━━━━━ Data segment ━━━━━

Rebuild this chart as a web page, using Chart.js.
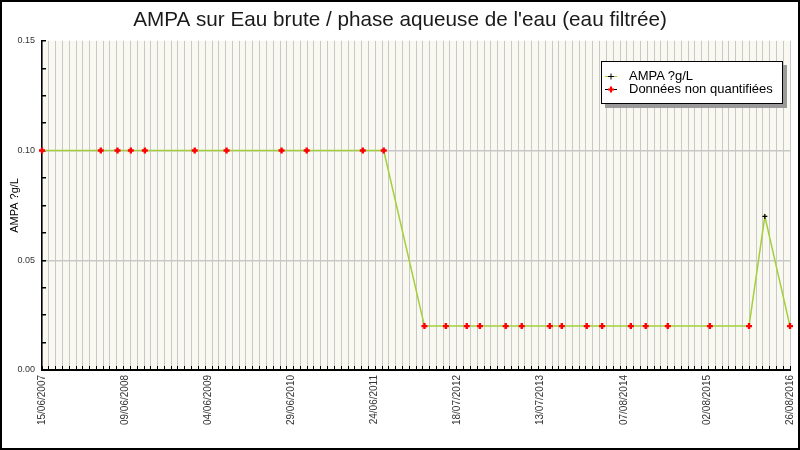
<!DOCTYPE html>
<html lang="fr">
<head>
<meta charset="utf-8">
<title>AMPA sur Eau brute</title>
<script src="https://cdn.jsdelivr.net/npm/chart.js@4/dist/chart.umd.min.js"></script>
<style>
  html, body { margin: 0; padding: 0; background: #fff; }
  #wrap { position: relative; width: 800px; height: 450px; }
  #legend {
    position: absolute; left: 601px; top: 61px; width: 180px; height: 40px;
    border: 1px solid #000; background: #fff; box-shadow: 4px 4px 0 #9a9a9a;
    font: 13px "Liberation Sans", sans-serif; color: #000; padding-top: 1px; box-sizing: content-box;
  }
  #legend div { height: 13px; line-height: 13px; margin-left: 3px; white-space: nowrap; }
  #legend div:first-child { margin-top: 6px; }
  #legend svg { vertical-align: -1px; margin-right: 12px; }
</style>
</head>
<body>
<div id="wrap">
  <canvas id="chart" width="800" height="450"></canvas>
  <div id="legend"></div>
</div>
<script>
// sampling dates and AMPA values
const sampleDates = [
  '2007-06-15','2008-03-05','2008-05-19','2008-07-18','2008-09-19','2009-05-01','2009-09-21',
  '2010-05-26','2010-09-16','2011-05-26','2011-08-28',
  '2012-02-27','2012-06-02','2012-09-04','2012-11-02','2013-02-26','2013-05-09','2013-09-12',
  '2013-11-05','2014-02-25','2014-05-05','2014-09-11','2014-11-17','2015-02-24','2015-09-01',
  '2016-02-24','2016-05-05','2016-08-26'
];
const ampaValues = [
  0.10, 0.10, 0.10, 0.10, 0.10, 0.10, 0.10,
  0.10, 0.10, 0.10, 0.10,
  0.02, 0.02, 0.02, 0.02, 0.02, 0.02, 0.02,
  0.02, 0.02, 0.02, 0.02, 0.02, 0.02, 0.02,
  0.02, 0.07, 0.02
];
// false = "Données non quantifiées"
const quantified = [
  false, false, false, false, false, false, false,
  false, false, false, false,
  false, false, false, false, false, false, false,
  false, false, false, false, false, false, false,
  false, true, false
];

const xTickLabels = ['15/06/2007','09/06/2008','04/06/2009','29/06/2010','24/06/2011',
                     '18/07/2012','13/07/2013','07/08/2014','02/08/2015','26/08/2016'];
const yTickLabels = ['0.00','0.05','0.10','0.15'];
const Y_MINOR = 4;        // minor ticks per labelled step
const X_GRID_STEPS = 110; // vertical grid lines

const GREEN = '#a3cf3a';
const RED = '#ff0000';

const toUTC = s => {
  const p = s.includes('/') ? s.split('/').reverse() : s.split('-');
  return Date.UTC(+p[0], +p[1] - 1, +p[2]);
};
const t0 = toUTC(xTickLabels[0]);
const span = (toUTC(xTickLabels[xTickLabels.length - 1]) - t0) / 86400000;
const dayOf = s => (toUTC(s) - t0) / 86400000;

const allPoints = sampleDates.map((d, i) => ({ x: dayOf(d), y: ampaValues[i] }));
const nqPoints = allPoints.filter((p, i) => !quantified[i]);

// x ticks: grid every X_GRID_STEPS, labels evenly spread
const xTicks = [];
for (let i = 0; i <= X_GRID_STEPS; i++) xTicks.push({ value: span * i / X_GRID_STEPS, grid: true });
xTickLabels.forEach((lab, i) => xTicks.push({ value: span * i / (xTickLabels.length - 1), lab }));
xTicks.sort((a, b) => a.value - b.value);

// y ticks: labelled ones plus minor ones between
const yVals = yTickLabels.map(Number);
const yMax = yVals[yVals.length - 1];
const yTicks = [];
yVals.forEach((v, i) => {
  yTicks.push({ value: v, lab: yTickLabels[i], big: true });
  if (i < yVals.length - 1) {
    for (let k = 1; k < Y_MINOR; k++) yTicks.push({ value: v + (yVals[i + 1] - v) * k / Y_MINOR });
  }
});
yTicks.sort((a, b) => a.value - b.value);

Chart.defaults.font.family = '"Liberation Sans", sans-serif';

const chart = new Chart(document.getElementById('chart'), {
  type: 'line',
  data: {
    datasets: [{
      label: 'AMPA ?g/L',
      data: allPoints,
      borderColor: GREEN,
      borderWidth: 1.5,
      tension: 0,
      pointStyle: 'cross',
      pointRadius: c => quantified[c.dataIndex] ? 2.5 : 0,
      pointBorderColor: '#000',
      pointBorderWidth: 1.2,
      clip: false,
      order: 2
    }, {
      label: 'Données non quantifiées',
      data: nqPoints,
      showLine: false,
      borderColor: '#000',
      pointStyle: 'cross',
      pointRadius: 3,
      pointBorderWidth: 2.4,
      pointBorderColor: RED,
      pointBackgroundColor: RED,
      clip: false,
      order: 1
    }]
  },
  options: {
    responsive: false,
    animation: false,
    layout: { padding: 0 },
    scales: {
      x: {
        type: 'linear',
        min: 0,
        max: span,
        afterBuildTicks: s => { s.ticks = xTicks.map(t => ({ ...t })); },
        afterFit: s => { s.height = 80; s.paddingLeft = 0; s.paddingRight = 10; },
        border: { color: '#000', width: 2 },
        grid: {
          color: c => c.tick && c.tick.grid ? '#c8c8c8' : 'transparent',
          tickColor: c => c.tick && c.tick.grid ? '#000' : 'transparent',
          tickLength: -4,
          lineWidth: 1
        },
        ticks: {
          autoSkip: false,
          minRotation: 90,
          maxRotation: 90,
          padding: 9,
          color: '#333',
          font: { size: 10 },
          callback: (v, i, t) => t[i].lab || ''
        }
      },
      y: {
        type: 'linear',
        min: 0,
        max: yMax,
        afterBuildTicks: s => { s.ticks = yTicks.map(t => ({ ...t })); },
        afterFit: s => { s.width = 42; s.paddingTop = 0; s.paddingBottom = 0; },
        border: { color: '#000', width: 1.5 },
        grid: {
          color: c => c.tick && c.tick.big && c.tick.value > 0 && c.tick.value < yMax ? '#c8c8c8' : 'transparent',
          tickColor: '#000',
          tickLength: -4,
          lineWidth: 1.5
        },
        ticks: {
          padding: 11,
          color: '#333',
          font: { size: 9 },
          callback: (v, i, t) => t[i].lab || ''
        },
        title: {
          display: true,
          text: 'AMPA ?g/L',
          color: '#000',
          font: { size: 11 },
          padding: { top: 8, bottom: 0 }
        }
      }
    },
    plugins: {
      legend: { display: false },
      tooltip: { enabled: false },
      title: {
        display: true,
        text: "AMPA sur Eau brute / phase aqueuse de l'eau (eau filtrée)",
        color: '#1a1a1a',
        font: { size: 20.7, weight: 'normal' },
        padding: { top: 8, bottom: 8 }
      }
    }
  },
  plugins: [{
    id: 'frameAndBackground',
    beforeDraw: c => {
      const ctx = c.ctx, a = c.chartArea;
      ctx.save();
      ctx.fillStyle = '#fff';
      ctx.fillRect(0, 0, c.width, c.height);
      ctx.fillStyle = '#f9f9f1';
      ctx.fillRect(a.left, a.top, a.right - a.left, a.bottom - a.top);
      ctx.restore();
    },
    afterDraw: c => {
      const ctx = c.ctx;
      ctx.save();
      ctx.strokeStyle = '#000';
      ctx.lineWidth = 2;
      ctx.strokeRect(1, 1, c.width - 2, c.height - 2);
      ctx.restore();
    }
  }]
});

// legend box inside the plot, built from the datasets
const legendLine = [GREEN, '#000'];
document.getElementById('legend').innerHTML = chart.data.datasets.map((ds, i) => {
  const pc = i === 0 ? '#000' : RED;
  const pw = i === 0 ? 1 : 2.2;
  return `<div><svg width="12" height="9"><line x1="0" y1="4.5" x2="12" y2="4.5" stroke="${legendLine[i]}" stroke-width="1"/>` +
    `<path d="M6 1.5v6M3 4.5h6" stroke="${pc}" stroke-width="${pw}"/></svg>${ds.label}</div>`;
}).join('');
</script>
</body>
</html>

━━━━━

_Problem to solve_. Leave out the pictures and repeat the lines from the start of the material through the line with "const RED = '#ff0000';", inclusive.

_Completed exercise_.
Rebuild this chart as a web page, using Chart.js.
<!DOCTYPE html>
<html lang="fr">
<head>
<meta charset="utf-8">
<title>AMPA sur Eau brute</title>
<script src="https://cdn.jsdelivr.net/npm/chart.js@4/dist/chart.umd.min.js"></script>
<style>
  html, body { margin: 0; padding: 0; background: #fff; }
  #wrap { position: relative; width: 800px; height: 450px; }
  #legend {
    position: absolute; left: 601px; top: 61px; width: 180px; height: 40px;
    border: 1px solid #000; background: #fff; box-shadow: 4px 4px 0 #9a9a9a;
    font: 13px "Liberation Sans", sans-serif; color: #000; padding-top: 1px; box-sizing: content-box;
  }
  #legend div { height: 13px; line-height: 13px; margin-left: 3px; white-space: nowrap; }
  #legend div:first-child { margin-top: 6px; }
  #legend svg { vertical-align: -1px; margin-right: 12px; }
</style>
</head>
<body>
<div id="wrap">
  <canvas id="chart" width="800" height="450"></canvas>
  <div id="legend"></div>
</div>
<script>
// sampling dates and AMPA values
const sampleDates = [
  '2007-06-15','2008-03-05','2008-05-19','2008-07-18','2008-09-19','2009-05-01','2009-09-21',
  '2010-05-26','2010-09-16','2011-05-26','2011-08-28',
  '2012-02-27','2012-06-02','2012-09-04','2012-11-02','2013-02-26','2013-05-09','2013-09-12',
  '2013-11-05','2014-02-25','2014-05-05','2014-09-11','2014-11-17','2015-02-24','2015-09-01',
  '2016-02-24','2016-05-05','2016-08-26'
];
const ampaValues = [
  0.10, 0.10, 0.10, 0.10, 0.10, 0.10, 0.10,
  0.10, 0.10, 0.10, 0.10,
  0.02, 0.02, 0.02, 0.02, 0.02, 0.02, 0.02,
  0.02, 0.02, 0.02, 0.02, 0.02, 0.02, 0.02,
  0.02, 0.07, 0.02
];
// false = "Données non quantifiées"
const quantified = [
  false, false, false, false, false, false, false,
  false, false, false, false,
  false, false, false, false, false, false, false,
  false, false, false, false, false, false, false,
  false, true, false
];

const xTickLabels = ['15/06/2007','09/06/2008','04/06/2009','29/06/2010','24/06/2011',
                     '18/07/2012','13/07/2013','07/08/2014','02/08/2015','26/08/2016'];
const yTickLabels = ['0.00','0.05','0.10','0.15'];
const Y_MINOR = 4;        // minor ticks per labelled step
const X_GRID_STEPS = 110; // vertical grid lines

const GREEN = '#a3cf3a';
const RED = '#ff0000';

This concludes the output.